Recently, a fascinating discussion in an online community caught our eye. The original poster shared their experience of building a digital loyalty card app called Smart Cards, from a rough idea to 50,000 downloads and their first Google AdMob payout. What made this story resonate so deeply wasn’t the destination, but the honest, gritty, and incredibly relatable path they took. It's a goldmine of insights for any store owner navigating the complexities of platforms like Shopify, WooCommerce, Magento, Wix, BigCommerce, or PrestaShop.
The Myth of the Overnight Success: It's All About the Grind
The original poster started by admitting, "I used to think building apps was mostly about code... Reality turned out very different. It was mostly doubt, small wins that felt invisible, and a long stretch where nothing seemed to move." Sound familiar? Many of us launch our stores with grand visions, only to face the quiet reality of slow traction, constant tweaking, and the gnawing doubt that comes when progress feels invisible.

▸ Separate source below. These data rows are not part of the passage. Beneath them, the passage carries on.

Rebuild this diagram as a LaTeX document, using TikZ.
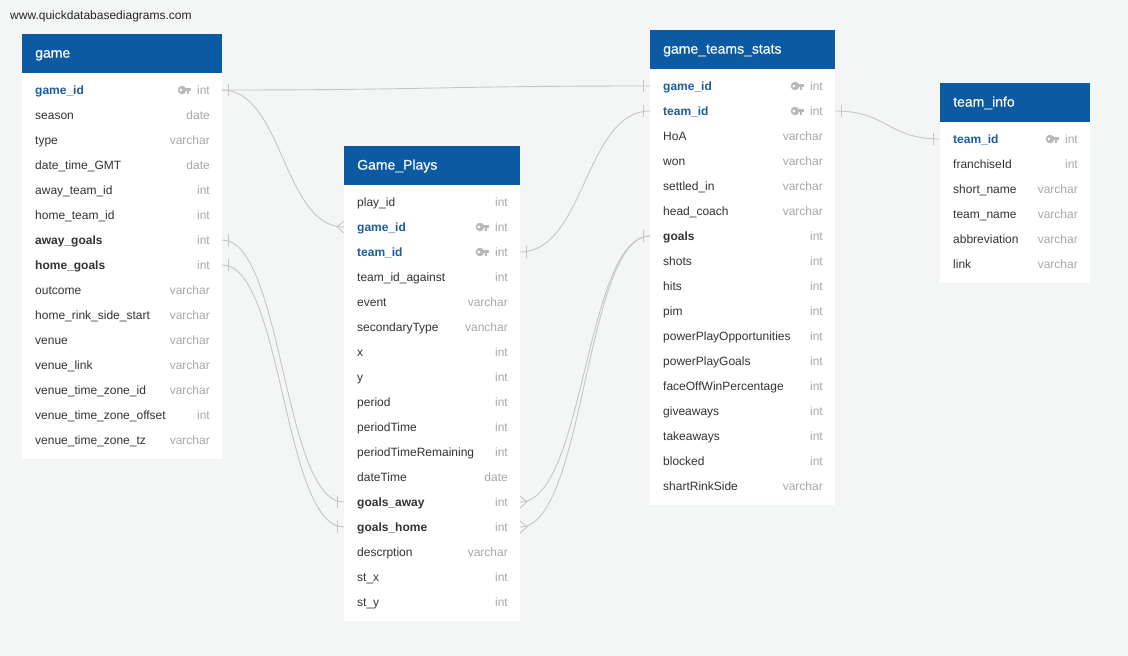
\documentclass[tikz,border=0pt]{standalone}
\usepackage{fontspec}
\setmainfont{Liberation Sans}
\newfontfamily\hdrfont[FakeBold=0.35]{Liberation Sans}
\usetikzlibrary{calc}
\definecolor{bg}{HTML}{F4F5F5}
\definecolor{hdr}{HTML}{0B5AA2}
\definecolor{keyc}{HTML}{1B5C9E}
\definecolor{txt}{HTML}{333333}
\definecolor{typ}{HTML}{A8A8A8}
\definecolor{ln}{HTML}{C6C6C6}
\definecolor{iconc}{HTML}{B9B9B9}
\tikzset{
  hdrbox/.style={fill=hdr, draw=none, inner sep=0, anchor=north west},
  bodybox/.style={fill=white, draw=none, inner sep=0, anchor=north west},
  ttl/.style={text=white, font=\hdrfont\fontsize{14}{16}\selectfont, anchor=mid west, inner sep=0},
  fld-n/.style={text=txt, font=\fontsize{12}{14}\selectfont, anchor=mid west, inner sep=0},
  fld-b/.style={text=txt, font=\fontsize{12}{14}\selectfont\bfseries, anchor=mid west, inner sep=0},
  fld-k/.style={text=keyc, font=\fontsize{12}{14}\selectfont\bfseries, anchor=mid west, inner sep=0},
  typtxt/.style={text=typ, font=\fontsize{12}{14}\selectfont, anchor=mid east, inner sep=0},
  conn/.style={draw=ln, line width=0.9pt},
  wmark/.style={text=black!85, font=\fontsize{12}{14}\selectfont, anchor=mid west, inner sep=0}
}
% #1 id, #2 title, #3 x, #4 ytop, #5 width, #6 rows count, #7 rows
\newcommand\erdtable[7]{%
  \node[hdrbox, minimum width=#5pt, minimum height=39pt] (#1-h) at (#3,#4) {};
  \node[bodybox, minimum width=#5pt, minimum height={36pt+(#6-1)*25pt}] (#1-b) at (#3,#4+39) {};
  \node[ttl] (#1-t) at (#3+13,#4+21) {#2};
  \foreach \f/\t/\s [count=\i] in {#7} {
    \coordinate (#1-L\i) at (#3,{#4+56+(\i-1)*25});
    \coordinate (#1-R\i) at ({#3+#5},{#4+56+(\i-1)*25});
    \node[fld-\s] (#1-f\i) at ({#3+13},{#4+58+(\i-1)*25}) {\f};
    \node[typtxt] (#1-y\i) at ({#3+#5-12},{#4+58+(\i-1)*25}) {\t};
    \if\s k
      \fill[iconc] ({#3+#5-40},{#4+56+(\i-1)*25}) circle (4.3);
      \fill[white] ({#3+#5-41.2},{#4+56+(\i-1)*25}) circle (1.5);
      \fill[iconc] ({#3+#5-38},{#4+56+(\i-1)*25-1.7}) rectangle ({#3+#5-31.5},{#4+56+(\i-1)*25+1.4});
      \fill[iconc] ({#3+#5-35},{#4+56+(\i-1)*25}) rectangle ({#3+#5-33.2},{#4+56+(\i-1)*25+3.6});
    \fi
  }
}
\newcommand\relline[2]{%
  \path ($(#1)!0.5!(#2)$) coordinate (relmid);
  \draw[conn] (#1) .. controls (relmid |- #1) and (relmid |- #2) .. (#2);
}
\newcommand\barR[1]{\draw[conn] ([shift={(6,-6)}]#1) -- ([shift={(6,6)}]#1);}
\newcommand\barL[1]{\draw[conn] ([shift={(-7,-6)}]#1) -- ([shift={(-7,6)}]#1);}
\newcommand\crowL[1]{\draw[conn] ([shift={(0,-6)}]#1) -- ([shift={(-7,0)}]#1) -- ([shift={(0,6)}]#1);}
\newcommand\crowR[1]{\draw[conn] ([shift={(0,-6)}]#1) -- ([shift={(7,0)}]#1) -- ([shift={(0,6)}]#1);}
\begin{document}
\begin{tikzpicture}[x=1pt,y=-1pt]
\fill[bg] (0,0) rectangle (1128,656);
\useasboundingbox (0,0) rectangle (1128,656);
\node[wmark] (wm) at (10,17) {www.quickdatabasediagrams.com};

\erdtable{game}{game}{22}{34}{200}{15}{game\_id/int/k, season/date/n, type/varchar/n, date\_time\_GMT/date/n, away\_team\_id/int/n, home\_team\_id/int/n, away\_goals/int/b, home\_goals/int/b, outcome/varchar/n, home\_rink\_side\_start/varchar/n, venue/varchar/n, venue\_link/varchar/n, venue\_time\_zone\_id/varchar/n, venue\_time\_zone\_offset/int/n, venue\_time\_zone\_tz/varchar/n}

\erdtable{gp}{Game\_Plays}{344}{146}{176}{17}{play\_id/int/n, game\_id/int/k, team\_id/int/k, team\_id\_against/int/n, event/varchar/n, secondaryType/vanchar/n, x/int/n, y/int/n, period/int/n, periodTime/int/n, periodTimeRemaining/int/n, dateTime/date/n, goals\_away/int/b, goals\_home/int/b, descrption/varchar/n, st\_x/int/n, st\_y/int/n}

\erdtable{gts}{game\_teams\_stats}{650}{30}{185}{17}{game\_id/int/k, team\_id/int/k, HoA/varchar/n, won/varchar/n, settled\_in/varchar/n, head\_coach/varchar/n, goals/int/b, shots/int/n, hits/int/n, pim/int/n, powerPlayOpportunities/int/n, powerPlayGoals/int/n, faceOffWinPercentage/int/n, giveaways/int/n, takeaways/int/n, blocked/int/n, shartRinkSide/varchar/n}

\erdtable{ti}{team\_info}{940}{83}{150}{6}{team\_id/int/k, franchiseId/int/n, short\_name/varchar/n, team\_name/varchar/n, abbreviation/varchar/n, link/varchar/n}

% connectors
\relline{game-R1}{gts-L1}
\barR{game-R1}\barL{gts-L1}
\relline{game-R1}{gp-L2}
\crowL{gp-L2}
\relline{game-R7}{gp-L13}
\barR{game-R7}\barL{gp-L13}
\relline{game-R8}{gp-L14}
\barR{game-R8}\barL{gp-L14}
\relline{gp-R3}{gts-L2}
\barR{gp-R3}\barL{gts-L2}
\relline{gts-L7}{gp-R13}
\relline{gts-L7}{gp-R14}
\barL{gts-L7}\crowR{gp-R13}\crowR{gp-R14}
\relline{gts-R2}{ti-L1}
\barR{gts-R2}\barL{ti-L1}
\end{tikzpicture}
\end{document}
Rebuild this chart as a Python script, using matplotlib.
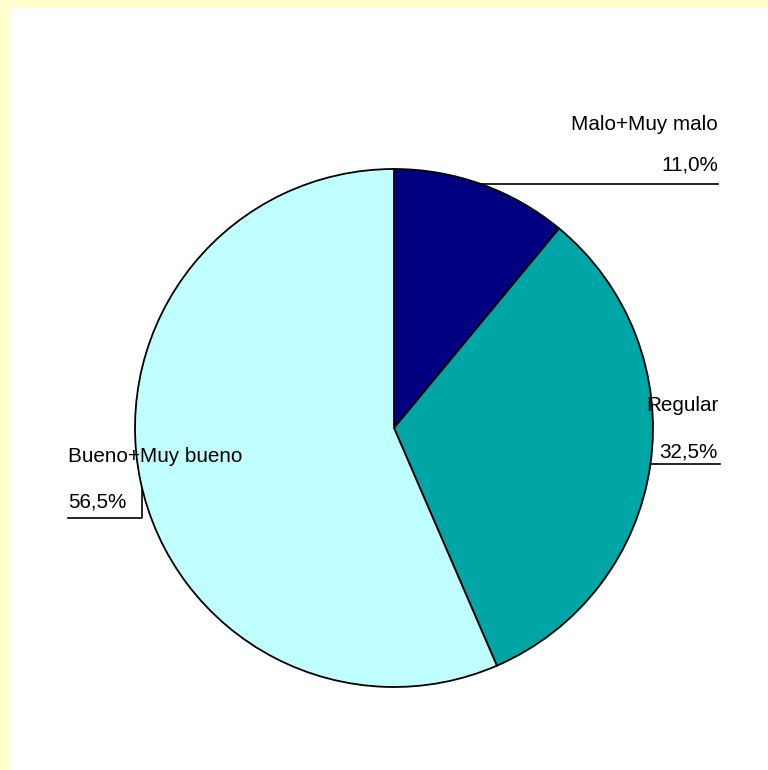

What kept them going? As one community member asked, "What kept you going when things didn’t look great?" The answer, subtly woven throughout the original post, was a relentless focus on solving a real problem (too many loyalty cards) and a commitment to continuous improvement, even when the numbers weren't shouting success. They kept shipping, fixing bugs, and pushing updates, not for immediate applause, but because they believed in the underlying value.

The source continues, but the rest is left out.